While there is plenty of public discussion about gender-affirming health care, “The State of the LGBTQ Community in 2020,” a study by the Center for American Progress, found that 25% of trans and gender nonbinary Americans reported being refused gender-affirming care by a health care provider. And 38% reported that their insurance company denied them gender-affirming hormone therapy. 

Long before this topic made headlines in mainstream news outlets, Jacke Humphrey-Straub was working on the front lines in Northern California. Humphrey-Straub is a social worker and member of the Class of 2025 Doctor of Philosophy Program at the Betty Irene Moore School of Nursing at UC Davis. She identifies as queer and nonbinary. A decade ago, she worked at the Gender Health Center in Sacramento, rolling out an advocacy and navigation program. This was the same year the Affordable Care Act (ACA) rolled out, including Section 1557, a clause that barred discrimination against patients based on gender identity. 

“We were serving hundreds of transgender patients, providing free gender-affirming hormone care. Some traveled over 50 miles to receive care,” Humphrey-Straub says. “One by one, we educated them about insurance options and their rights to receive this treatment in primary care. It was social justice-based health care that just fueled me. I really see nursing as being leaders in this.” 

‘100 hours on the phone’ 

The ACA seemed like a light of hope for some. For Miles Harris, it was the beginning of a red tape nightmare. While pursuing an accelerated second-degree bachelor’s program in nursing at the University of Pennsylvania, he was among the first who attempted to use a new student insurance benefit that covered gender-affirming surgeries. 

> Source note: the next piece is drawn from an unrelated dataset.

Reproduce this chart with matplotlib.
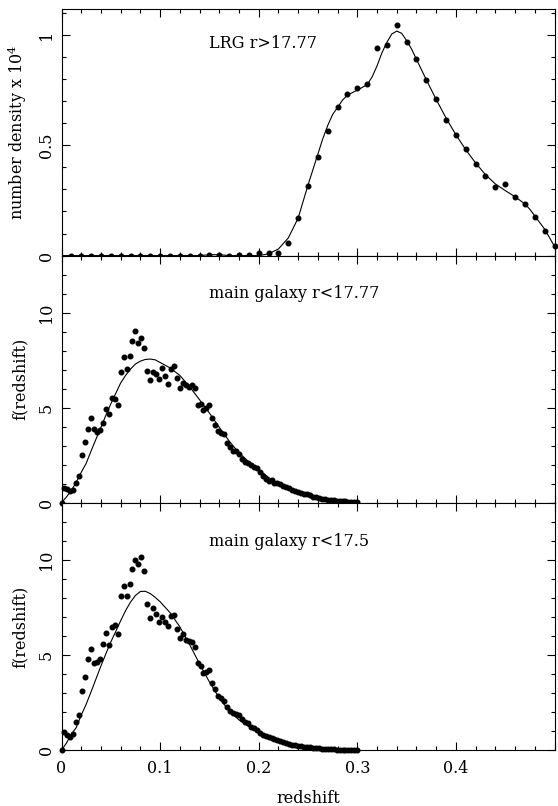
import numpy as np
import matplotlib
matplotlib.use("Agg")
import matplotlib.pyplot as plt
from matplotlib.ticker import MultipleLocator, FixedLocator, FixedFormatter

plt.rcParams['font.family'] = 'DejaVu Serif'
plt.rcParams['mathtext.fontset'] = 'dejavuserif'

# LRG r>17.77 : binned number density (x 1e4), bins every 0.01 in z
lrg_z = [0.01, 0.02, 0.03, 0.04, 0.05, 0.06, 0.07, 0.08, 0.09, 0.10,
         0.11, 0.12, 0.13, 0.14, 0.15, 0.16, 0.17, 0.18, 0.19, 0.20,
         0.21, 0.22, 0.23, 0.24, 0.25, 0.26, 0.27, 0.28, 0.29, 0.30,
         0.31, 0.32, 0.33, 0.34, 0.35, 0.36, 0.37, 0.38, 0.39, 0.40,
         0.41, 0.42, 0.43, 0.44, 0.45, 0.46, 0.47, 0.48, 0.49, 0.50]
lrg_n = [0, 0, 0, 0, 0, 0, 0, 0, 0, 0,
         0, 0, 0, 0, 0.004, 0.004, 0, 0.004, 0.001, 0.01,
         0.01, 0.013, 0.057, 0.169, 0.317, 0.445, 0.563, 0.674, 0.735, 0.762,
         0.780, 0.940, 0.957, 1.045, 0.967, 0.890, 0.794, 0.710, 0.617, 0.547,
         0.483, 0.414, 0.362, 0.311, 0.326, 0.265, 0.234, 0.177, 0.111, 0.043]

# smooth fit drawn through the LRG points
lrg_fit_z = [0, 0.10, 0.14, 0.15, 0.16, 0.17, 0.20, 0.21, 0.22, 0.23,
             0.24, 0.25, 0.26, 0.265, 0.27, 0.275, 0.28, 0.285, 0.29, 0.30,
             0.31, 0.315, 0.32, 0.325, 0.33, 0.335, 0.34, 0.345, 0.35, 0.355,
             0.36, 0.37, 0.38, 0.39, 0.40, 0.41, 0.42, 0.43, 0.44, 0.45,
             0.46, 0.47, 0.475, 0.48, 0.49, 0.50]
lrg_fit = [0, 0, 0, 0.004, 0.004, 0, 0, 0.008, 0.03, 0.08,
           0.17, 0.32, 0.46, 0.53, 0.59, 0.64, 0.672, 0.705, 0.728, 0.75,
           0.775, 0.81, 0.86, 0.92, 0.967, 1.005, 1.018, 1.008, 0.975, 0.937,
           0.89, 0.797, 0.708, 0.624, 0.548, 0.48, 0.42, 0.367, 0.325, 0.295,
           0.267, 0.234, 0.21, 0.18, 0.12, 0.042]

# main galaxy samples: f(z) in bins of 0.003 from z=0 to z=0.3
main_z_lo, main_z_hi = 0.0, 0.3
main1777 = [0.0, 0.75, 0.70, 0.60, 0.68, 1.05, 1.40, 2.49, 3.18, 3.86,
            4.46, 3.89, 3.74, 3.82, 4.21, 4.93, 4.67, 5.51, 5.47, 5.14,
            6.88, 7.65, 7.04, 7.70, 8.53, 9.02, 8.39, 8.67, 8.12, 6.95,
            6.47, 6.88, 6.79, 6.53, 7.07, 6.67, 6.25, 7.02, 7.21, 6.56,
            6.05, 6.28, 6.21, 6.11, 6.21, 6.02, 5.16, 5.19, 4.88, 4.96,
            5.12, 4.44, 4.07, 3.79, 3.68, 3.60, 3.16, 2.95, 2.72, 2.74,
            2.54, 2.28, 2.12, 2.11, 1.98, 1.89, 1.81, 1.61, 1.40, 1.26,
            1.16, 1.19, 1.05, 1.05, 0.96, 0.89, 0.82, 0.75, 0.67, 0.60,
            0.56, 0.53, 0.47, 0.44, 0.38, 0.32, 0.28, 0.25, 0.22, 0.20,
            0.16, 0.14, 0.12, 0.11, 0.09, 0.08, 0.07, 0.06, 0.05, 0.04,
            0.04]
main175 = [0.0, 0.98, 0.81, 0.72, 0.88, 1.47, 1.86, 3.12, 3.88, 4.81,
           5.35, 4.60, 4.67, 4.81, 5.60, 6.19, 5.54, 6.51, 6.58, 6.14,
           8.11, 8.63, 8.11, 8.75, 9.56, 10.0, 9.81, 10.19, 9.46, 7.72,
           6.96, 7.49, 7.18, 6.74, 7.02, 6.77, 6.53, 7.05, 7.12, 6.39,
           5.93, 6.11, 5.79, 5.74, 5.72, 5.42, 4.60, 4.44, 4.05, 4.14,
           4.23, 3.56, 3.23, 2.88, 2.74, 2.60, 2.30, 2.09, 1.95, 1.89,
           1.86, 1.65, 1.47, 1.42, 1.25, 1.15, 1.05, 0.92, 0.82, 0.74,
           0.68, 0.64, 0.60, 0.54, 0.48, 0.42, 0.37, 0.33, 0.30, 0.27,
           0.25, 0.23, 0.20, 0.18, 0.15, 0.13, 0.12, 0.10, 0.09, 0.08,
           0.06, 0.05, 0.05, 0.04, 0.04, 0.03, 0.03, 0.03, 0.02, 0.02,
           0.02]

fit_z = [0, 0.005, 0.01, 0.015, 0.02, 0.025, 0.03, 0.035, 0.04, 0.045,
         0.05, 0.055, 0.06, 0.065, 0.07, 0.075, 0.08, 0.085, 0.09, 0.095,
         0.10, 0.11, 0.12, 0.13, 0.14, 0.15, 0.16, 0.17, 0.18, 0.19,
         0.20, 0.21, 0.22, 0.23, 0.24, 0.25, 0.26, 0.27, 0.28, 0.29, 0.30]
fit1777 = [0, 0.3, 0.65, 1.08, 1.6, 2.07, 2.72, 3.35, 3.97, 4.6,
           5.2, 5.75, 6.3, 6.7, 7.03, 7.3, 7.45, 7.54, 7.56, 7.52,
           7.38, 7.1, 6.7, 6.1, 5.42, 4.72, 3.97, 3.25, 2.62, 2.15,
           1.75, 1.33, 1.0, 0.72, 0.5, 0.35, 0.23, 0.15, 0.09, 0.05, 0.03]
fit175 = [0, 0.38, 0.85, 1.2, 1.85, 2.42, 3.08, 3.76, 4.44, 5.08,
          5.7, 6.25, 6.82, 7.35, 7.8, 8.15, 8.36, 8.37, 8.25, 8.05,
          7.82, 7.25, 6.5, 5.56, 4.55, 3.6, 2.75, 2.07, 1.6, 1.25,
          0.95, 0.7, 0.5, 0.35, 0.24, 0.16, 0.1, 0.06, 0.04, 0.02, 0.01]

xticks = [0, 0.1, 0.2, 0.3, 0.4]
xticklabels = ['0', '0.1', '0.2', '0.3', '0.4']

FS = 11.5

fig = plt.figure(figsize=(5.58, 8.06), dpi=100)
W, H = 558.0, 806.0
left, width = 61.5 / W, 493.0 / W
ph = 247.0 / H
ax_top = fig.add_axes([left, 550.4 / H, width, ph])
ax_mid = fig.add_axes([left, 303.3 / H, width, ph])
ax_bot = fig.add_axes([left, 55.7 / H, width, ph])


def style(ax, ymax, ymaj, ymin, ylabels):
    ax.set_xlim(0, 0.5)
    ax.set_ylim(0, ymax)
    ax.xaxis.set_major_locator(FixedLocator(xticks + [0.5]))
    ax.xaxis.set_minor_locator(MultipleLocator(0.02))
    ax.yaxis.set_major_locator(FixedLocator(ymaj))
    ax.yaxis.set_minor_locator(MultipleLocator(ymin))
    ax.yaxis.set_major_formatter(FixedFormatter(ylabels))
    ax.tick_params(which='both', direction='in', top=True, right=True,
                   width=0.8, labelsize=FS)
    ax.tick_params(which='major', length=5.5)
    ax.tick_params(which='minor', length=3)
    ax.tick_params(axis='y', pad=5)
    for lab in ax.get_yticklabels():
        lab.set_rotation(90)
        lab.set_va('center')
    for s in ax.spines.values():
        s.set_linewidth(0.8)


style(ax_top, 1.12, [0, 0.5, 1], 0.1, ['0', '0.5', '1'])
ax_top.plot(lrg_z, lrg_n, 'o', color='black', ms=3.3, clip_on=False, zorder=3)
ax_top.plot(lrg_fit_z, lrg_fit, '-', color='black', lw=0.8)
ax_top.text(0.15, 0.963, 'LRG r>17.77', fontsize=FS, va='center', ha='left')
ax_top.set_ylabel(r'number density x 10$^4$', fontsize=FS, labelpad=6)
ax_top.tick_params(axis='x', labelbottom=False)

main_z = np.linspace(main_z_lo, main_z_hi, len(main1777))

style(ax_mid, 13, [0, 5, 10], 1, ['0', '5', '10'])
ax_mid.plot(main_z, main1777, 'o', color='black', ms=3.3, clip_on=False, zorder=3)
ax_mid.plot(fit_z, fit1777, '-', color='black', lw=0.8)
ax_mid.text(0.15, 11.0, 'main galaxy r<17.77', fontsize=FS, va='center', ha='left')
ax_mid.set_ylabel('f(redshift)', fontsize=FS, labelpad=6)
ax_mid.tick_params(axis='x', labelbottom=False)

style(ax_bot, 13, [0, 5, 10], 1, ['0', '5', '10'])
ax_bot.plot(main_z, main175, 'o', color='black', ms=3.3, clip_on=False, zorder=3)
ax_bot.plot(fit_z, fit175, '-', color='black', lw=0.8)
ax_bot.text(0.15, 11.0, 'main galaxy r<17.5', fontsize=FS, va='center', ha='left')
ax_bot.set_ylabel('f(redshift)', fontsize=FS, labelpad=6)
ax_bot.xaxis.set_major_formatter(FixedFormatter(xticklabels + ['']))
ax_bot.tick_params(axis='x', pad=7)
ax_bot.set_xlabel('redshift', fontsize=FS, labelpad=9)

fig.savefig('out.png', dpi=100)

“I probably spent 100 hours on the phone with my insurance company that year,” recalls Miles, a trans and nonbinary-identified family nurse practitioner who is an assistant clinical professor at the School of Nursing. “I hoped I would never have to talk to my insurance company the rest of my life.” 

His personal experiences with health care have contributed to his advocacy for the integration of gender-affirming care within primary care and becoming an educator of health care students and providers across the United States. It also set the stage for the care delivery model he leads at UC Davis Health and the nursing lens he brings to his work and his patients.  

Compassionate care within reach 

The health system’s commitment to LGBTQ people dates back more than a decade ago, when it became the first in the nation to incorporate sexual orientation and gender identity in a patient’s health record. That led to a focus from the Office for Health Equity, Diversity and Inclusion on gender-affirming consultation, education and training. 

“We recognized that people didn’t know about differences needed in care for LGBTQ people. We felt there should be a resource in our region to do this,” explains Hendry Ton, the office’s associate vice chancellor. 

With Harris’s recognized expertise, the goal to create compassionate care is within reach.   

“We identified Miles as someone to lead this effort from a clinical standpoint, but also include research and education efforts,” says Olivia Campa, a primary care physician and vice-chair of the Vice Chancellor’s Advisory Committee on Faculty Excellence in Diversity.  

“Miles also provides consultation and education to our providers. They must understand the relationship of their clinical work to the gender-affirming care we can provide,” Ton adds.  

An advocate for access 

Evidence shows that transgender and nonbinary people who have access to gender-affirming care have better health outcomes, including decreased rates of anxiety, depression and suicide. Harris says as much as we have advanced in caring for this population, we still have a long way to go. Recently, he met a patient who was about to pay out-of-pocket for surgery despite his Medi-Cal insurance covering it. 

“Most people don’t know their rights and even if they do, it’s very challenging to navigate,” Harris says. “We’re not facing the political climate that other states are, but that does not mean that transgender and nonbinary people have adequate access to health care here.” 

Harris envisions a care team of primary care, plastic surgeons, dermatologists, OBGYNs, urologists, ENTs and more. He wants to provide clinical services, community-engaged research, education and training – for providers, students and staff. He sees himself not only as an advanced practice provider, but as an advocate letting patients know he’s on their side. 

While Harris’ works to fully realize his vision, Humphrey-Straub prepares for a future of leadership as well. 

“I see nursing science and nursing research as leaders in gender-affirming care,” she says. “Nurses have value thinking about social determinants of health and health equity and that’s really at the center of this issue.”